We are at a time now where both the government and society have realised how important promoting gender equality is. Because of this, it’s vital for Robogals to strengthen existing relationships in this space, build new relationships with other organisations and act as an advocate for even more young women.
You mentioned earlier the support we are getting from the government, what do you think has motivated this growing awareness in society?
I think this growing awareness is the result of technological developments. In the future, experts estimate a large proportion of current jobs will require basic skills in STEM. The question is: by 2030, will Australia have a workforce equipped with the skills necessary to sustain our economy? That’s why there is a growing focus on this now. STEM and gender equality issues have always been relevant, but now there is increased awareness of how technology is shaping the way that we work and interact.
Confidence is a big issue for women in STEM. How do Robogals workshops change the way our girls walk back out of workshops? What difference do you see?
Our workshops start with an interactive overview of engineering. Our volunteers encourage students to link engineering to real life issues, which is the key to making them realise how prominent STEM is in their day-to-day lives. The second part of the workshop is designed to give the girls a hands-on opportunity to work with robots.

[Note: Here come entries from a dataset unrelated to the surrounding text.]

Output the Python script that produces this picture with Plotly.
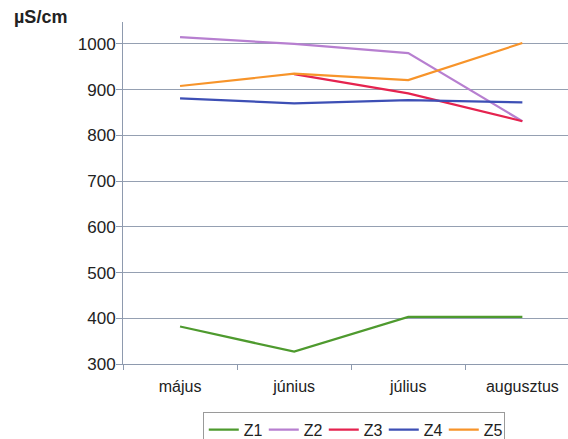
import plotly.graph_objects as go

months = ["május", "június", "július", "augusztus"]
z1 = [382, 327, 403, 403]
z2 = [1015, 1000, 980, 831]
z3 = [None, 934, 892, 831]
z4 = [881, 870, 877, 872]
z5 = [908, 935, 921, 1002]

series = [
    ("Z1", z1, "#4e9a2e"),
    ("Z2", z2, "#b77fd0"),
    ("Z3", z3, "#e5234f"),
    ("Z4", z4, "#3d4fb5"),
    ("Z5", z5, "#f7942a"),
]

axis_col = "#8e9aae"
fig = go.Figure()
for name, vals, col in series:
    fig.add_trace(go.Scatter(x=months, y=vals, name=name, mode="lines",
                             line=dict(color=col, width=2.2)))

fig.update_layout(
    width=568, height=439,
    margin=dict(l=123, r=0, t=22, b=75),
    paper_bgcolor="white", plot_bgcolor="white",
    font=dict(family="Liberation Sans, Arial, sans-serif", size=16, color="#222"),
    showlegend=True,
    legend=dict(orientation="h", x=0.357, y=0.062, xref="container", yref="container",
                xanchor="left", yanchor="top",
                bordercolor="#9a9a9a", borderwidth=1, font=dict(size=16),
                itemwidth=30, entrywidth=15, tracegroupgap=0),
    annotations=[dict(text="<b>µS/cm</b>", xref="paper", yref="paper",
                      x=-0.25, y=1.015, xanchor="left", yanchor="middle",
                      showarrow=False, font=dict(size=18, color="#222"))],
)
fig.update_xaxes(range=[-0.5, 3.40], showline=True, linecolor=axis_col, linewidth=1,
                 ticks="outside", tickson="boundaries", ticklen=5, tickcolor=axis_col,
                 showgrid=False, zeroline=False, fixedrange=True,
                 ticklabelstandoff=8, tickfont=dict(size=16))
fig.update_yaxes(range=[300, 1048], tickvals=[300, 400, 500, 600, 700, 800, 900, 1000],
                 showline=True, linecolor=axis_col, linewidth=1,
                 ticks="outside", ticklen=6, tickcolor=axis_col,
                 showgrid=True, gridcolor="#95a0b2", gridwidth=1, zeroline=False,
                 ticklabelstandoff=-3, tickfont=dict(size=17))

fig.write_html("out.html")
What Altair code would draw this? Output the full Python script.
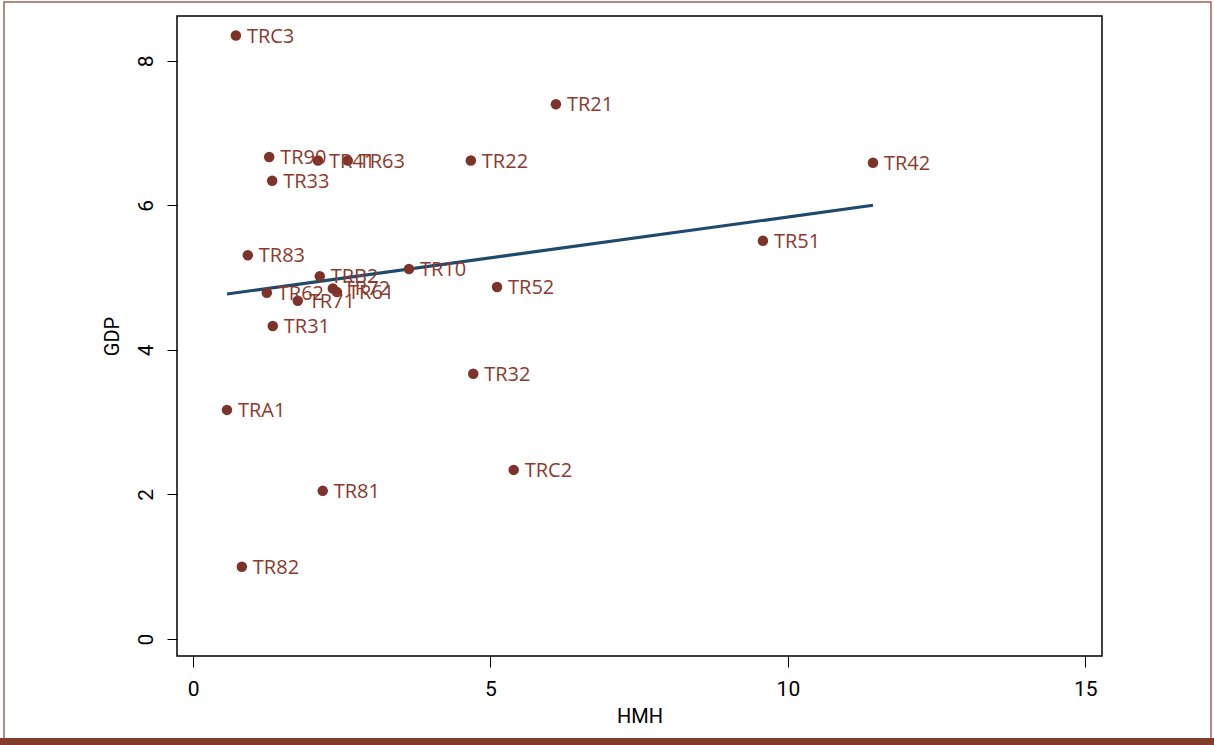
import altair as alt
import pandas as pd

# Region codes with HMH and GDP values
regions = ["TRC3", "TR21", "TR90", "TR41", "TR63", "TR22", "TR42", "TR33", "TR51",
           "TR83", "TRB2", "TR10", "TR52", "TR62", "TR72", "TR61", "TR71", "TR31",
           "TR32", "TRA1", "TRC2", "TR81", "TR82"]
hmh = [0.72, 6.10, 1.28, 2.10, 2.60, 4.67, 11.43, 1.33, 9.58,
       0.92, 2.13, 3.63, 5.11, 1.24, 2.35, 2.42, 1.76, 1.34,
       4.71, 0.57, 5.39, 2.18, 0.82]
gdp = [8.35, 7.40, 6.67, 6.62, 6.62, 6.62, 6.59, 6.34, 5.51,
       5.31, 5.02, 5.12, 4.87, 4.79, 4.85, 4.80, 4.68, 4.33,
       3.67, 3.17, 2.34, 2.05, 1.00]

df = pd.DataFrame({"region": regions, "HMH": hmh, "GDP": gdp})

point_color = "#7d3329"
label_color = "#8a3a2e"
line_color = "#1f4a6b"
frame_color = "#8a3a2e"
tick_font = "Liberation Sans Narrow, Roboto, sans-serif"

x_scale = alt.Scale(domain=[-0.27, 15.28], nice=False, zero=False)
y_scale = alt.Scale(domain=[-0.235, 8.62], nice=False, zero=False)

x_enc = alt.X("HMH:Q", scale=x_scale, title="HMH",
              axis=alt.Axis(values=[0, 5, 10, 15], format="d", grid=False, domain=False,
                            tickSize=11, tickColor="black", tickWidth=1,
                            labelFontSize=21, labelFont=tick_font, labelPadding=11,
                            labelColor="black", titleFont=tick_font,
                            titleFontSize=20, titleFontWeight="normal",
                            titlePadding=7, titleColor="black"))
y_enc = alt.Y("GDP:Q", scale=y_scale, title="GDP",
              axis=alt.Axis(values=[0, 2, 4, 6, 8], format="d", grid=False, domain=False,
                            tickSize=10, tickColor="black", tickWidth=1,
                            labelFontSize=21, labelFont=tick_font, labelAngle=270,
                            labelAlign="center", labelBaseline="bottom",
                            labelPadding=11, labelColor="black",
                            titleFont=tick_font, titleFontSize=20,
                            titleFontWeight="normal", titlePadding=13,
                            titleColor="black"))

base = alt.Chart(df)

points = base.mark_circle(size=110, opacity=1, color=point_color).encode(x=x_enc, y=y_enc)

labels = base.mark_text(align="left", baseline="middle", dx=11, dy=1,
                        fontSize=20, font="Open Sans", color=label_color).encode(
    x=alt.X("HMH:Q", scale=x_scale), y=alt.Y("GDP:Q", scale=y_scale), text="region:N")

fit = base.transform_regression("HMH", "GDP").mark_line(
    color=line_color, strokeWidth=3.2).encode(
    x=alt.X("HMH:Q", scale=x_scale), y=alt.Y("GDP:Q", scale=y_scale))

# Decorative page frame: thin outline plus a heavy bar along the bottom
outline = alt.Chart(pd.DataFrame({"k": [0]})).mark_rect(
    fill=None, stroke=frame_color, strokeWidth=1.5, strokeOpacity=0.8).encode(
    x=alt.value(-173), x2=alt.value(1034), y=alt.value(-14), y2=alt.value(724))
bottom_bar = alt.Chart(pd.DataFrame({"k": [0]})).mark_rect(
    color="#843c2c").encode(
    x=alt.value(-177), x2=alt.value(1037), y=alt.value(722), y2=alt.value(729))

chart = alt.layer(outline, bottom_bar, fit, points, labels).properties(
    width=925, height=640,
    autosize=alt.AutoSizeParams(type="none"),
    padding={"left": 177, "top": 16, "right": 112, "bottom": 89},
    background="white",
).configure_view(stroke="black", strokeWidth=1.5)

chart.save("out.html", embed_options={"renderer": "svg", "actions": False})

In terms of their confidence, the girls start to develop it when they do the workshop tasks themselves. Most students love working with the robots and find it fascinating, so by giving the girls the chance to build a robot themselves, we guarantee their engagement from the start. Then it’s up to our volunteers to encourage the girls to identify the problem and work through the thought process with them so they can develop a solution by themselves. Our volunteers are there to guide them, not tell them what to do.